§ **DATA BLOCK**
+--

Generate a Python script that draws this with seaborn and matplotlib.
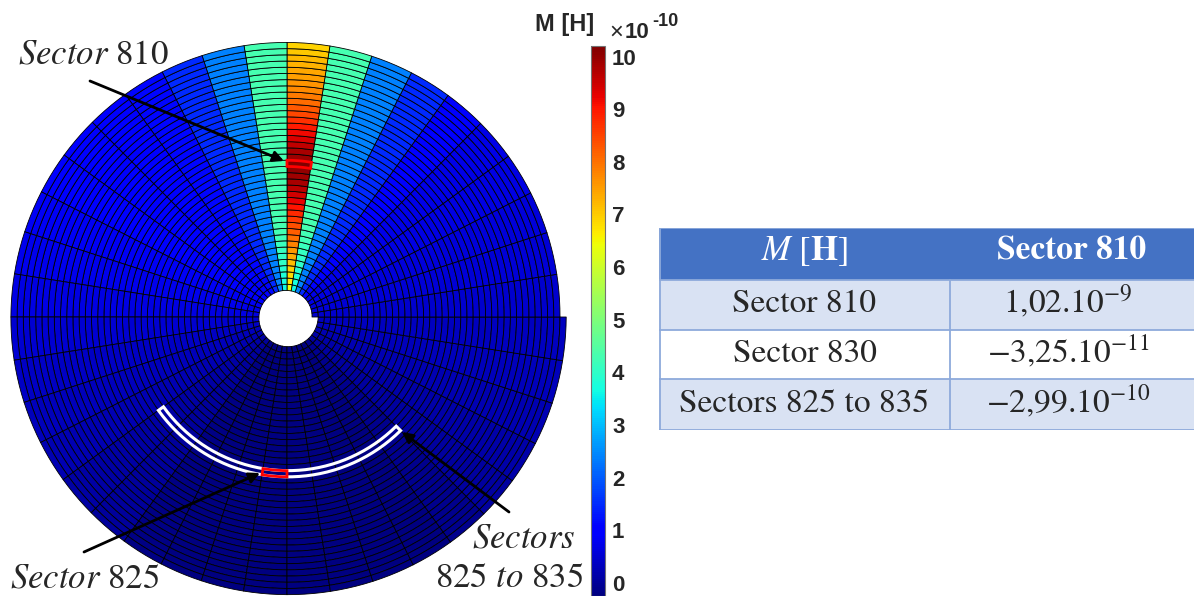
import numpy as np
import matplotlib
matplotlib.use("Agg")
import matplotlib.pyplot as plt
import seaborn as sns
from matplotlib.collections import PolyCollection
from matplotlib.patches import Polygon, Rectangle
from matplotlib.colors import Normalize

sns.set_style("white")
plt.rcParams["mathtext.fontset"] = "stix"

# ==========================================
# Data: mutual inductance M to sector 810 (x1e-10 H)
# spiral mesh: 40 turns x 40 sectors per turn (9 deg each)
# ==========================================
N_TURNS = 40
N_SECTORS = 40

# value per angular sector (same on every turn), sector 0 starts at 0 deg, counter clockwise
angular_M = [0.45, 0.55, 0.6, 0.65, 0.72, 0.9, 1.5, 2.4, 4.3, 9.0,
             4.3, 2.4, 1.5, 1.1, 1.0, 0.95, 0.9, 0.85, 0.75, 0.65,
             0.5, 0.4, 0.3, 0.2, 0.1, 0.0, -0.2, -0.3, -0.32, -0.33,
             -0.33, -0.32, -0.3, -0.25, -0.1, 0.05, 0.15, 0.2, 0.3, 0.35]

# radial profile (turn 0 = inner) of the two sectors next to sector 810
side_M = [3.6, 3.7, 3.8, 3.9, 4.0, 4.05, 4.1, 4.15, 4.2, 4.25,
          4.3, 4.3, 4.3, 4.3, 4.3, 4.3, 4.3, 4.3, 4.3, 4.3,
          4.3, 4.3, 4.3, 4.3, 4.3, 4.3, 4.3, 4.3, 4.3, 4.3,
          4.3, 4.3, 4.3, 4.3, 4.3, 4.3, 4.3, 4.3, 4.3, 4.3]

# radial profile of the sector column holding sector 810
center_M = [6.45, 6.7, 6.85, 6.95, 7.15, 7.35, 7.55, 7.8, 8.0, 8.2,
            8.4, 8.6, 8.8, 9.05, 9.25, 9.45, 9.65, 9.8, 9.9, 10.0,
            10.2, 9.95, 9.8, 9.6, 9.35, 9.15, 8.95, 8.7, 8.45, 8.25,
            8.05, 7.9, 7.75, 7.6, 7.5, 7.4, 7.3, 7.2, 7.05, 6.9]

marked_sector = 810
boxed_sector = 830
arc_sectors = (825, 835)

cbar_ticks = list(range(0, 11))

table_header = [r"$M\ [\mathbf{H}]$", "Sector 810"]
table_rows = ["Sector 810", "Sector 830", "Sectors 825 to 835"]
table_mantissa = [1.02, -3.25, -2.99]
table_exponent = [-9, -11, -10]

# ==========================================
# Geometry helpers
# ==========================================
R0, PITCH = 25.0, 6.2


def spiral_patch(t, j0, j1, n=6):
    th = np.linspace(j0, j1, n) * 2 * np.pi / N_SECTORS
    r_in = R0 + PITCH * (t + th / (2 * np.pi))
    r_out = r_in + PITCH
    x = np.r_[r_in * np.cos(th), (r_out * np.cos(th))[::-1]]
    y = np.r_[r_in * np.sin(th), (r_out * np.sin(th))[::-1]]
    return np.column_stack([x, y])


def sector_pos(k):
    return divmod(k - 1, N_SECTORS)


field = np.tile(np.array(angular_M, dtype=float), (N_TURNS, 1))
field[:, 8] = side_M
field[:, 10] = side_M
field[:, 9] = center_M

verts, vals = [], []
for t in range(N_TURNS):
    for j in range(N_SECTORS):
        verts.append(spiral_patch(t, j, j + 1))
        vals.append(field[t, j])

# ==========================================
# Figure
# ==========================================
W, H = 1194, 596
fig = plt.figure(figsize=(W / 100, H / 100), dpi=100)
fig.patch.set_facecolor("white")

ax = fig.add_axes([0, 0, 600 / W, 1])
ax.set_xlim(-287, 313)
ax.set_ylim(-279, 317)
ax.axis("off")

cmap = matplotlib.colormaps["jet"]
norm = Normalize(vmin=-0.25, vmax=10.2)
pc = PolyCollection(verts, array=np.array(vals), cmap=cmap, norm=norm,
                    edgecolors="black", linewidths=0.6)
ax.add_collection(pc)

# highlighted sectors
t_a, j_a = sector_pos(arc_sectors[0])
t_b, j_b = sector_pos(arc_sectors[1])
ax.add_patch(Polygon(spiral_patch(t_a, j_a, j_b + 1, n=40), closed=True,
                     fill=False, ec="white", lw=2.2, zorder=3))
for k in (marked_sector, boxed_sector):
    t, j = sector_pos(k)
    ax.add_patch(Polygon(spiral_patch(t, j, j + 1), closed=True,
                         fill=False, ec="red", lw=2, zorder=4))

serif = "STIXGeneral"
arrow = dict(arrowstyle="-|>", color="black", lw=2, mutation_scale=16,
             shrinkA=0, shrinkB=0)
ax.annotate("", xy=(-3, 156), xytext=(-197, 236), arrowprops=arrow)
ax.annotate("", xy=(-27, -156), xytext=(-203, -235), arrowprops=arrow)
ax.annotate("", xy=(115, -115), xytext=(222, -195), arrowprops=arrow)

ax.text(-269, 254, r"$\mathit{Sector}$ 810", family=serif, fontsize=25,
        ha="left", va="baseline")
ax.text(-277, -270, r"$\mathit{Sector}$ 825", family=serif, fontsize=25,
        ha="left", va="baseline")
ax.text(289, -231, r"$\mathit{Sectors}$", family=serif, fontsize=25,
        ha="right", va="baseline")
ax.text(296, -270, r"825 $\mathit{to}$ 835", family=serif, fontsize=25,
        ha="right", va="baseline")

# colorbar
cax = fig.add_axes([591 / W, 0, 14 / W, 550 / H])
cb = fig.colorbar(pc, cax=cax, ticks=cbar_ticks)
cb.outline.set_edgecolor("0.45")
cb.outline.set_linewidth(0.8)
cb.ax.tick_params(labelsize=16, direction="in", length=4, width=0.8,
                  color="0.25", pad=5)
for lab in cb.ax.get_yticklabels():
    lab.set_fontweight("bold")
    lab.set_family("Liberation Sans")
fig.text(565 / W, 1 - 25 / H, "M [H]", ha="center", va="center",
         fontsize=17, weight="bold", family="Liberation Sans")
fig.text(609 / W, 1 - 33 / H, "\u00d7", ha="left", va="center",
         fontsize=17, family="Liberation Sans")
fig.text(625 / W, 1 - 32 / H, "10", ha="left", va="center",
         fontsize=16, weight="bold", family="Liberation Sans")
fig.text(652 / W, 1 - 21 / H, "-10", ha="left", va="center",
         fontsize=13, weight="bold", family="Liberation Sans")

# ==========================================
# Table
# ==========================================
tax = fig.add_axes([659 / W, 1 - 430 / H, 535 / W, 202 / H])
tax.set_xlim(0, 535)
tax.set_ylim(202, 0)
tax.axis("off")

row_y = [0, 52, 102, 151, 202]
col_x = [0, 291, 535]
fills = ["#D9E2F3", "white", "#D9E2F3"]
line_c = "#8EAADB"

tax.add_patch(Rectangle((0, 0), 535, 52, fc="#4472C4", ec="none"))
for i, fc in enumerate(fills):
    tax.add_patch(Rectangle((0, row_y[i + 1]), 535, row_y[i + 2] - row_y[i + 1],
                            fc=fc, ec="none"))
for y in row_y:
    tax.plot([0, 535], [y, y], color=line_c, lw=1.3, solid_capstyle="butt")
tax.plot([0.7, 0.7], [0, 202], color=line_c, lw=1.3)
tax.plot([col_x[1], col_x[1]], [52, 202], color=line_c, lw=1.3)

cx0 = (col_x[0] + col_x[1]) / 2
cx1 = (col_x[1] + col_x[2]) / 2 - 4
tax.text(cx0, 32, table_header[0], family=serif, fontsize=25, color="white",
         ha="center", va="baseline")
tax.text(cx1 + 4, 32, table_header[1], family=serif, fontsize=24, color="white",
         weight="bold", ha="center", va="baseline")
base = [84, 134, 184]
for i, name in enumerate(table_rows):
    mant = f"{table_mantissa[i]:.2f}".replace(".", ",").replace("-", "\u2212")
    tax.text(cx0, base[i], name, family=serif, fontsize=24,
             ha="center", va="baseline")
    tax.text(cx1, base[i], mant + ".10$^{" + str(table_exponent[i]) + "}$",
             family=serif, fontsize=24, ha="center", va="baseline")

fig.savefig("out.png", dpi=100, facecolor="white")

+--

§ **YOUR OBJECTIVE**
Restate the material word for word from its first line through the line containing "table_exponent = [-9, -11, -10]", both included; the pictures do not belong in it.

§ **COMPLETED TASK**
Generate a Python script that draws this with seaborn and matplotlib.
import numpy as np
import matplotlib
matplotlib.use("Agg")
import matplotlib.pyplot as plt
import seaborn as sns
from matplotlib.collections import PolyCollection
from matplotlib.patches import Polygon, Rectangle
from matplotlib.colors import Normalize

sns.set_style("white")
plt.rcParams["mathtext.fontset"] = "stix"

# ==========================================
# Data: mutual inductance M to sector 810 (x1e-10 H)
# spiral mesh: 40 turns x 40 sectors per turn (9 deg each)
# ==========================================
N_TURNS = 40
N_SECTORS = 40

# value per angular sector (same on every turn), sector 0 starts at 0 deg, counter clockwise
angular_M = [0.45, 0.55, 0.6, 0.65, 0.72, 0.9, 1.5, 2.4, 4.3, 9.0,
             4.3, 2.4, 1.5, 1.1, 1.0, 0.95, 0.9, 0.85, 0.75, 0.65,
             0.5, 0.4, 0.3, 0.2, 0.1, 0.0, -0.2, -0.3, -0.32, -0.33,
             -0.33, -0.32, -0.3, -0.25, -0.1, 0.05, 0.15, 0.2, 0.3, 0.35]

# radial profile (turn 0 = inner) of the two sectors next to sector 810
side_M = [3.6, 3.7, 3.8, 3.9, 4.0, 4.05, 4.1, 4.15, 4.2, 4.25,
          4.3, 4.3, 4.3, 4.3, 4.3, 4.3, 4.3, 4.3, 4.3, 4.3,
          4.3, 4.3, 4.3, 4.3, 4.3, 4.3, 4.3, 4.3, 4.3, 4.3,
          4.3, 4.3, 4.3, 4.3, 4.3, 4.3, 4.3, 4.3, 4.3, 4.3]

# radial profile of the sector column holding sector 810
center_M = [6.45, 6.7, 6.85, 6.95, 7.15, 7.35, 7.55, 7.8, 8.0, 8.2,
            8.4, 8.6, 8.8, 9.05, 9.25, 9.45, 9.65, 9.8, 9.9, 10.0,
            10.2, 9.95, 9.8, 9.6, 9.35, 9.15, 8.95, 8.7, 8.45, 8.25,
            8.05, 7.9, 7.75, 7.6, 7.5, 7.4, 7.3, 7.2, 7.05, 6.9]

marked_sector = 810
boxed_sector = 830
arc_sectors = (825, 835)

cbar_ticks = list(range(0, 11))

table_header = [r"$M\ [\mathbf{H}]$", "Sector 810"]
table_rows = ["Sector 810", "Sector 830", "Sectors 825 to 835"]
table_mantissa = [1.02, -3.25, -2.99]
table_exponent = [-9, -11, -10]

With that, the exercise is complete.